For one of my classes, I have to analyze a "big data" dataset. I found the following dataset on the AWS Registry of Open Data that seems interesting:
https://registry.opendata.aws/openaq/
How exactly can I create a connection and load this dataset into Databricks? I've tried the following:
df = spark.read.format("text").load("s3://openaq-fetches/")
However, I receive the following error:
java.lang.AssertionError: assertion failed: Conflicting directory structures detected. Suspicious paths:
Also, it seems that this dataset has multiple folders. How do I access a particular folder in Databricks, and if possible, can I focus on a particular time range? Let's say, from 2016 to 2020?
Ultimately, I would like to perform various SQL queries in order to analyze the dataset and perhaps create some visualizations as well. Thank you in advance.

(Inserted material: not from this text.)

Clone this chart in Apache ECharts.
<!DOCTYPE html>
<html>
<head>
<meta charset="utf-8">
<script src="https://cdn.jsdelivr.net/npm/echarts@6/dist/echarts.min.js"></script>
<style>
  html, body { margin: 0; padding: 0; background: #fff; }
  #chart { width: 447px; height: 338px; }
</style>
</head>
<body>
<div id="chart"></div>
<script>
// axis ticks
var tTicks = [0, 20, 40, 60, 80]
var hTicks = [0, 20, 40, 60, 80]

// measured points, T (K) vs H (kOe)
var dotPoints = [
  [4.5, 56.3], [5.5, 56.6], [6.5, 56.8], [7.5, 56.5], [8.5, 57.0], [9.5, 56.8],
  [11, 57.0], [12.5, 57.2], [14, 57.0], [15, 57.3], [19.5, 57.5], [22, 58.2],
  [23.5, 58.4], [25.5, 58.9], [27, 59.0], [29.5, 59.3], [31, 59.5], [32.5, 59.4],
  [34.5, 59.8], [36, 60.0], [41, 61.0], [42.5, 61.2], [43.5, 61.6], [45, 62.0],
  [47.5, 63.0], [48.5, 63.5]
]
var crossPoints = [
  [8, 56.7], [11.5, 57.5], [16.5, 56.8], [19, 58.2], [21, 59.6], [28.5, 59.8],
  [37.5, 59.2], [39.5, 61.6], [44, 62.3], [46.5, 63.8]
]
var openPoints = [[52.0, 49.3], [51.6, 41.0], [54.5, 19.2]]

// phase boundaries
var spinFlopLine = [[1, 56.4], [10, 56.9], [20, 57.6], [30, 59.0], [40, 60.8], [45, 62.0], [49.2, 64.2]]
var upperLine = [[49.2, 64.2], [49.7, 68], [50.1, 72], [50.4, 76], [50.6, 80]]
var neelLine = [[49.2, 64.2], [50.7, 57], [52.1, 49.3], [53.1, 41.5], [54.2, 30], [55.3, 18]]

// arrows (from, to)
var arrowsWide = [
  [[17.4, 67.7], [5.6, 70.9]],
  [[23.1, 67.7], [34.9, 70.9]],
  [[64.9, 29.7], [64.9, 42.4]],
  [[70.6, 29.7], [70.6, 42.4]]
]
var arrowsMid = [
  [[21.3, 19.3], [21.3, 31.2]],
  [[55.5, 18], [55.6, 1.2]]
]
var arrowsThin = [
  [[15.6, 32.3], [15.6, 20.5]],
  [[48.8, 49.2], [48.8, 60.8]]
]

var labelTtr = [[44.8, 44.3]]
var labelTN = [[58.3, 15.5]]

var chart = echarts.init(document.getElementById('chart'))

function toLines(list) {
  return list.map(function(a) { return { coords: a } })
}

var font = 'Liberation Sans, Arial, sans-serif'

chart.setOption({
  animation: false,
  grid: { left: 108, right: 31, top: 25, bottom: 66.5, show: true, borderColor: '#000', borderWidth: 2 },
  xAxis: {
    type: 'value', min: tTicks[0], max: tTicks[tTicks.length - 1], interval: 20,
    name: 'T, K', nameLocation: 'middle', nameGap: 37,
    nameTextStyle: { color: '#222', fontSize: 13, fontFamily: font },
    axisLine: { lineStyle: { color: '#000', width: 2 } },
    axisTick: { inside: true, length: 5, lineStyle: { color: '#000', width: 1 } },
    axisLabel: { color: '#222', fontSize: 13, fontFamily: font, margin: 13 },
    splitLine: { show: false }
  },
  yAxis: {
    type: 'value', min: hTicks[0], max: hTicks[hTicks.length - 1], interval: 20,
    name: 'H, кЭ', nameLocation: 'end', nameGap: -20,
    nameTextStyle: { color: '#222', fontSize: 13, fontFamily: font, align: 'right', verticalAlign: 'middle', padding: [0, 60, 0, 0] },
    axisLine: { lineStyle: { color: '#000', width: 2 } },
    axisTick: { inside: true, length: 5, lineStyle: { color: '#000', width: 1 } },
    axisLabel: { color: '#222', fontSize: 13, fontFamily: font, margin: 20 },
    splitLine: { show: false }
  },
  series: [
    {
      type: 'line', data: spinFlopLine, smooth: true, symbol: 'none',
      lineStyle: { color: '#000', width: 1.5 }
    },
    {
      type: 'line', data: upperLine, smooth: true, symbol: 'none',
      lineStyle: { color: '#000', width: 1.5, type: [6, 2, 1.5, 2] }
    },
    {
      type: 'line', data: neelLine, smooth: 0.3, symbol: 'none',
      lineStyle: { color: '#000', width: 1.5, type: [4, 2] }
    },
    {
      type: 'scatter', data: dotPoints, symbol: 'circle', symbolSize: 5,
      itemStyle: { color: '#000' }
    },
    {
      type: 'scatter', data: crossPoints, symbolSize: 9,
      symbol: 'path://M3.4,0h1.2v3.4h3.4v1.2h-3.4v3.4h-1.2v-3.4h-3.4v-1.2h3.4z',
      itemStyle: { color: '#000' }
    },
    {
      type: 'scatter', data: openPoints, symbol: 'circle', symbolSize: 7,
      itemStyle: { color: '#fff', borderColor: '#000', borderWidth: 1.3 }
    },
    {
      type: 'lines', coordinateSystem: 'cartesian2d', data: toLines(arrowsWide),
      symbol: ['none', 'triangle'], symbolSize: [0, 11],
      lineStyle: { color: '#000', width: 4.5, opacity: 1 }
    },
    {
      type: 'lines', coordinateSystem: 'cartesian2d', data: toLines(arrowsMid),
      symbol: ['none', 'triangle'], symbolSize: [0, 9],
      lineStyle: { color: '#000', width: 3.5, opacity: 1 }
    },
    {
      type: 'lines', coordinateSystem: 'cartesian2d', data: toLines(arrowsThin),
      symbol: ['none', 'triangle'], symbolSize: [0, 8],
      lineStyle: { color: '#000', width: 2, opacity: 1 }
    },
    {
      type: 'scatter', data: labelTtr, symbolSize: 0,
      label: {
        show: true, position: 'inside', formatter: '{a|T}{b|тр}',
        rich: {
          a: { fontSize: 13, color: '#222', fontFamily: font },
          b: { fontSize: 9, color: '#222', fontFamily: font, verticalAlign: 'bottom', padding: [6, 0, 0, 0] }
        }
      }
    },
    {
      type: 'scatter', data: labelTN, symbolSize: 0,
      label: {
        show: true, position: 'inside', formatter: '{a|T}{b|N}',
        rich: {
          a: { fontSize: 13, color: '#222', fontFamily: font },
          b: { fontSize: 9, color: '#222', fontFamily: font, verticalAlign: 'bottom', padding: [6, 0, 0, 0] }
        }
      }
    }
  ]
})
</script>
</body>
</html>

If you browse the bucket, you'll see that there are multiple datasets there, in different formats, that will require different access methods. So you need to point to the specific folder (and maybe its subfolder to load data). Like, to load daily
dataset you need to use CSV format:
df = spark.read.format("csv").option("inferSchema", "true")\
.option("header", "false").load("s3://openaq-fetches/daily/")
To load only subset of the data you can use path filters, for example. See Spark documentation on loading data.
P.S. the inferSchema
isn't very optimal from performance standpoint, so it's better to explicitly provide schema when reading.